Erik Anderson, a principal architect at Forum Studio, has been involved in many large-scale planning projects in the city, and is currently working on a new mixed-use development, The Pearl of Istanbul, due to be completed in 2023. He thinks the pace of his development has been affected by the instability. The project is yet to break ground.

The Pearl of Istanbul

forumstudio.com

The political upheaval is also coming at a time when the market in Istanbul is very saturated. According to Mr. Bertrand, there are more than 560 branded projects under construction, 115 of which are larger than 500 units, for a total of 190,000 units.

"In areas where there is a disequilibrium between the nature of supply and the nature of demand," Mr. Bertrand said, "we can expect an excess of supply which should have a direct impact on the downward evolution of prices."

However, Mr. Bertrand pointed out that the government is working hard to keep all the cranes moving.

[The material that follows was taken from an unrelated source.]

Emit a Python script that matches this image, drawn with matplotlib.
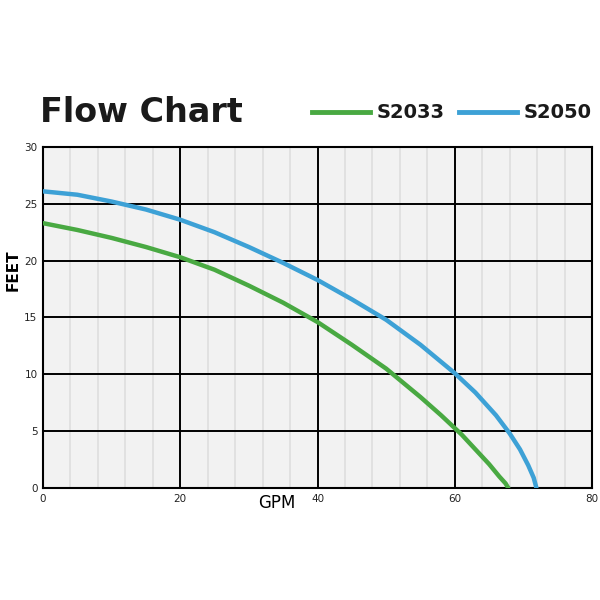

"Despite a politically troubled summer in Turkey, real estate construction companies have launched very aggressive campaigns with the support of the government," Mr. Bertrand said.

It will undoubtedly be a uphill battle. Although the Turkish currency has so far been strong, recent fluctuations have been amplified by the instability at Turkey’s southern border. "We expect a start to 2017 with a strong USD and minor further depreciation of the TRL throughout the year," Mr. Bertrand said.

And once again, savvy buyers may be the ones to benefit. "2017 will be probably a hard year as much as 2016, due to both domestic turmoils and global context," said Ms. Atalay. "Foreign demand for property has been down by at least 20% on 2015. It will be a buyers’ market."